Saúde de todos e para todos

Saúde de todos e para todos

Por Manuel Pizarro | Médico. Vereador na Câmara Municipal do Porto. Presidente da Federação Distrital do Porto do PS

 

Celebra-se hoje mais um aniversário da fundação do Serviço Nacional de Saúde que, ao longo destes 39 anos, se tornou quase consensual na sociedade portuguesa.

Surpreende, por isso, que o PSD venha agora desenterrar a velha ambição da direita de privatizar o serviço público de saúde. Privatizar é a panaceia universal que o PSD e o CDS aplicam a todos os problemas, tentando fazer esquecer as consequências desastrosas das privatizações realizadas nos anos da troika nos correios e nos aeroportos.

A iniciativa do PSD tem o mérito de fazer recordar que a proposta de criação do SNS, subscrita em primeiro lugar por António Arnaut, teve os votos contrários do PSD e do CDS. Com esta proposta, o PSD mostra que ainda não recuperou da voragem ultraliberal dos anos da troika, ao mesmo tempo que evidencia não compreender a importância do serviço público de saúde, que tem obrigações perante os portugueses que nenhum privado está disponível para assegurar.

O que pretendem os ideólogos do PSD é especialmente perverso: privatizar as áreas rentáveis e manter na esfera pública os ónus a que um serviço universal e geral não pode deixar de estar sujeito. Entre outros, o acesso em zonas pouco povoadas, o tratamento das doenças catastróficas, a formação dos profissionais.

Devemos lembrar que o SNS tem méritos inquestionáveis. Permitiu que os resultados em saúde dos portugueses sejam, em todas as áreas, similares aos dos países mais desenvolvidos. Estes resultados foram alcançados com grande eficiência económica: o gasto per capita é, em Portugal, dois terços da média dos países desenvolvidos (2734 versus 4003 dólares /ano).

Ao mesmo tempo o SNS afirmou-se como um poderoso fator de desenvolvimento e de coesão social, não sendo por acaso que une em sua defesa a grande maioria dos portugueses e, finalmente, contribuiu de forma decisiva para afirmar a saúde como setor relevante para o crescimento económico do país. Em 2017 o setor da saúde exportou 1400 milhões de euros, continuando a crescer de forma continuada.
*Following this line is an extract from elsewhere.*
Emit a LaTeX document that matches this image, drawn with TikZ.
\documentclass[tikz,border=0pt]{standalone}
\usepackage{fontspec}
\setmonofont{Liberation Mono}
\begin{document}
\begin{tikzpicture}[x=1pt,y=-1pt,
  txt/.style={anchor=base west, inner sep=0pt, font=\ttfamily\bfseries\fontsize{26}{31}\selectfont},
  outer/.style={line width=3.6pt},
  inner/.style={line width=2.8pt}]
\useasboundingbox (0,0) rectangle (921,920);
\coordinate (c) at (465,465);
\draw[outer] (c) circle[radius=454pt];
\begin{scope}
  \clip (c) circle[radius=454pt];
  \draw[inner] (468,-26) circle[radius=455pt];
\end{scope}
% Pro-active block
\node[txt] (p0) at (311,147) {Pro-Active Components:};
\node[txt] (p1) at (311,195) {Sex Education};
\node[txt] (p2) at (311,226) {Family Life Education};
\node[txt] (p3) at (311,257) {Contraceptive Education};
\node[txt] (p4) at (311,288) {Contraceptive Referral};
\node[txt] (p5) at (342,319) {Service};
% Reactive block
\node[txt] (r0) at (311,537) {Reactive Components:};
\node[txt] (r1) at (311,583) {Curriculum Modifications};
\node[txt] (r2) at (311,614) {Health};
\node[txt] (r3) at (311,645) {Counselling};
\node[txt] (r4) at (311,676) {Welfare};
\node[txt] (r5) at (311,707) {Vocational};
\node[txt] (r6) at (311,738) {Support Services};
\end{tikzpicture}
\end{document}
Claro que o SNS não está isento de dificuldades. Persistem incompreensíveis barreiras ao acesso, que prejudicam especialmente os mais desfavorecidos. Constata-se uma significativa obsolescência das instalações e equipamentos, agravada pelos anos de chumbo da troika, mas da qual temos vindo a recuperar com grande lentidão. As famílias são chamadas a contribuir de forma excessiva para a despesa em saúde, 27,7% em 2017, face à média de 15,3% na União Europeia.

Ao mesmo tempo, mantém-se um centralismo doentio na governação do SNS e das suas instituições. Entre outras consequências, o centralismo põe em causa a liderança técnica profissional, uma das características identitárias do SNS, que explica porque é que ele se afirmou mesmo no contexto das mudanças de ciclo político.

Nenhum destes problemas será resolvido pela privatização do SNS ou de uma parte das suas instituições. As respostas necessárias exigem, ao contrário, uma visão rigorosa e ambiciosa, que não enjeita a colaboração dos setores social e privado, mas que garante a liderança pública.

Em meu entender, as prioridades são claras. Acentuar o enfoque que este Governo colocou na promoção da saúde, através da alimentação saudável, da redução da ingestão de açúcar, de sal e de gorduras trans, do combate ao tabagismo e do aumento da atividade física.

Relançar a reforma dos cuidados de saúde primários, agora que nos aproximamos da meta histórica de garantir médico de família a todos os portugueses, assegurando serviços mais diversificados, que combinem proximidade e qualidade.

Acelerar a expansão dos cuidados continuados, essencial para garantir cuidados humanizados aos idosos e dependentes e para permitir uma boa gestão da rede hospitalar. Devolver autonomia aos hospitais, assegurando mecanismos transparentes de prestação de contas e vencendo os mecanismos de controle centralizados e anquilosados.

Apostar no valor económico do setor saúde, dinamizando a inovação e a iniciativa empresarial voltada para os mercados globais, ajudando também por essa via à sustentabilidade do sistema. Finalmente, colocar o cidadão no centro do sistema, garantindo o acesso, intensificando a transformação digital e valorizando a satisfação das pessoas.

Este é um programa em tudo distinto do preconceito privatizador do PSD. Os portugueses serão chamados a optar e, não tenho dúvidas, escolherão o SNS.

 

Artigo publicado no jornal PÚBLICO, setembro 2018.